The market has pared back expectations of BoE tightening ahead of the August policy vote, which may well be split. Short-dated GBP rates have room to cheapen should the Inflation Report be hawkish, but this would be hard to reconcile with soft core inflation.

Thursday 6 August will be a significant day for UK markets, as it will see the MPC policy decision, minutes and the latest quarterly Inflation Report (QIR) published concurrently at noon for the first time. The press conference that previously began shortly after the publication of the QIR at 10:30 under the old regime will now be held at 12:45. For the market, the release of the minutes alongside the policy decision is probably the most significant change as market participants will no longer have to wait several weeks to find out how individual MPC members voted. This could prove particularly relevant at the forthcoming meeting, which may see the first split vote since December. 

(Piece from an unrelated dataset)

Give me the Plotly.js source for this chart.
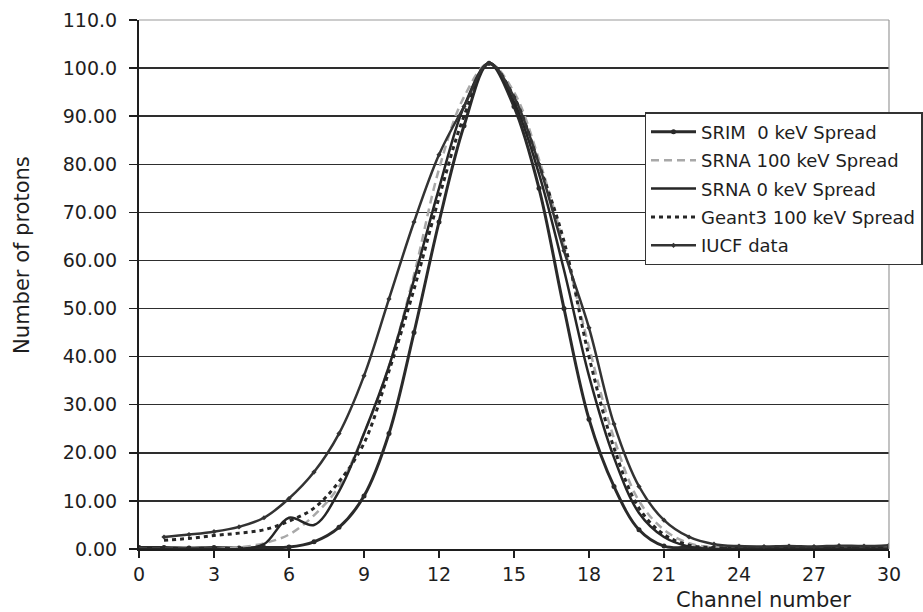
<!DOCTYPE html>
<html>
<head>
<meta charset="utf-8">
<script src="https://cdn.plot.ly/plotly-3.0.1.min.js"></script>
<style>html,body{margin:0;padding:0;background:#fff;}#chart{width:923px;height:612px;}</style>
</head>
<body>
<div id="chart"></div>
<script>
// Channel numbers
const channels = [0,1,2,3,4,5,6,7,8,9,10,11,12,13,14,15,16,17,18,19,20,21,22,23,24,25,26,27,28,29,30];

// Series values (number of protons per channel)
const srim0 = [0.3,0.3,0.2,0.3,0.2,0.3,0.4,1.5,4.5,11,24,45,68,88,101,92,75,50,27,13,4,0.6,0.3,0.2,0.2,0.2,0.2,0.2,0.2,0.2,0.2];
const srna100 = [0,0,0,0,0.3,1.2,3,7,13,24,38,57,79,94,101,95,81,63,42,23,10,4,1.2,0.3,0,0,0,0,0,0,0];
const srna0 = [0,0,0,0,0,1.0,6.5,5.0,12,24,38,56,75,92,101,93,78,58,36,19,7.5,2.5,0.5,0,0,0,0,0,0,0,0];
const geant100 = [null,1.8,2.2,2.8,3.3,4.0,5.8,8.5,14,22,37,54,73,90,101,94,80,64,40,21,8.5,3,0.8,0.3,0.2,0.2,0.2,0.2,0.2,0.2,0.2];
const iucf = [null,2.5,3.0,3.6,4.6,6.5,10.5,16,24,36,52,68,82,92,101,94,80,62,46,26,13,6,2.5,1.0,0.6,0.5,0.6,0.5,0.7,0.6,0.8];

const seriesNames = ["SRIM  0 keV Spread","SRNA 100 keV Spread","SRNA 0 keV Spread","Geant3 100 keV Spread","IUCF data"];

// Axis ticks
const xTicks = [0,3,6,9,12,15,18,21,24,27,30];
const yTickVals = [0,10,20,30,40,50,60,70,80,90,100,110];
const yTickText = ["0.00","10.00","20.00","30.00","40.00","50.00","60.00","70.00","80.00","90.00","100.0","110.0"];

const FONT = "DejaVu Sans, Arial, sans-serif";

const traces = [
  {x: channels, y: srim0, name: seriesNames[0], mode: "lines+markers", legendgroup: "a",
   line: {color: "#2a2a2a", width: 3, shape: "spline", smoothing: 1},
   marker: {symbol: "circle", size: 5, color: "#2a2a2a"}},
  {x: channels, y: srna100, name: seriesNames[1], mode: "lines", legendgroup: "b",
   line: {color: "#a8a8a8", width: 2.5, dash: "8px,5px", shape: "spline", smoothing: 1}},
  {x: channels, y: srna0, name: seriesNames[2], mode: "lines", legendgroup: "c",
   line: {color: "#262626", width: 2.5, shape: "spline", smoothing: 1}},
  {x: channels, y: geant100, name: seriesNames[3], mode: "lines", legendgroup: "d",
   line: {color: "#262626", width: 3, dash: "4px,4px", shape: "spline", smoothing: 1}},
  {x: channels, y: iucf, name: seriesNames[4], mode: "lines+markers", legendgroup: "e",
   line: {color: "#333333", width: 2.5, shape: "spline", smoothing: 1},
   marker: {symbol: "diamond", size: 4, color: "#333333"}}
];

const layout = {
  width: 923, height: 612,
  margin: {l: 139, r: 34, t: 20, b: 63, autoexpand: false},
  paper_bgcolor: "#ffffff", plot_bgcolor: "#ffffff",
  font: {family: FONT, color: "#1e1e1e"},
  showlegend: true,
  legend: {
    x: 0.674, y: 0.826, xanchor: "left", yanchor: "top",
    bgcolor: "#ffffff", bordercolor: "#333333", borderwidth: 1.5,
    font: {family: FONT, size: 18, color: "#1e1e1e"},
    traceorder: "grouped", tracegroupgap: 2, itemwidth: 45
  },
  xaxis: {
    range: [0, 30], tickvals: xTicks, ticktext: xTicks.map(String),
    showgrid: false, zeroline: false,
    showline: true, linecolor: "#1e1e1e", linewidth: 2,
    ticks: "outside", ticklen: 7, tickwidth: 1.5, tickcolor: "#1e1e1e",
    tickfont: {family: FONT, size: 19, color: "#1e1e1e"}
  },
  yaxis: {
    range: [0, 110], tickvals: yTickVals, ticktext: yTickText,
    showgrid: true, gridcolor: "#2e2e2e", gridwidth: 1.5, zeroline: false,
    showline: true, linecolor: "#1e1e1e", linewidth: 2,
    ticks: "outside", ticklen: 8, tickwidth: 1.5, tickcolor: "#1e1e1e",
    ticklabelstandoff: 8,
    tickfont: {family: FONT, size: 19, color: "#1e1e1e"}
  },
  shapes: [
    {type: "line", xref: "paper", yref: "paper", x0: 0, x1: 1, y0: 1, y1: 1, line: {color: "#9a9a9a", width: 1.2}},
    {type: "line", xref: "paper", yref: "paper", x0: 1, x1: 1, y0: 0, y1: 1, line: {color: "#9a9a9a", width: 1.2}}
  ],
  annotations: [
    {text: "Number of protons", xref: "paper", yref: "paper", x: -0.156, y: 0.556,
     textangle: -90, showarrow: false, xanchor: "center", yanchor: "middle",
     font: {family: FONT, size: 21, color: "#1e1e1e"}},
    {text: "Channel number", xref: "paper", yref: "paper", x: 0.833, y: -0.096,
     showarrow: false, xanchor: "center", yanchor: "middle",
     font: {family: FONT, size: 21, color: "#1e1e1e"}}
  ]
};

Plotly.newPlot("chart", traces, layout, {displayModeBar: false, staticPlot: true});
</script>
</body>
</html>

The July MPC meeting minutes noted that for "a number" of members, the balance of risks to medium-term inflation relative to the 2% target was becoming more skewed to the upside at the current level of Bank Rate and that for them the decision was finely balanced but for developments in Greece. In June, the decision was reported as finely balanced for only two members. Martin Weale is expected to vote for a rate hike at the August meeting, with risks of other members following suit. Other potential candidates to vote for a rate hike include Ian McCafferty and possibly either David Miles or Kristin Forbes. A vote for a hike by Mr Miles would likely be discounted by the market given this will be his last MPC meeting. 

The main change since the July meeting has been the resolution of significant uncertainty related to Greece. From a global perspective, the volatility in China equity markets remains a potential source of concern. From a purely domestic perspective, the need to tighten policy does not appear especially pressing. UK core inflation fell to 0.8% y/y in June, the lowest print since 2001. 

"While the set of y/y CPI prints since May has been consistent with the BoE near-term forecast, we see risks that the QIR CPI projections for 2015 will move lower to reflect the 20% fall in GBP-denominated oil prices since May," notes Barclays.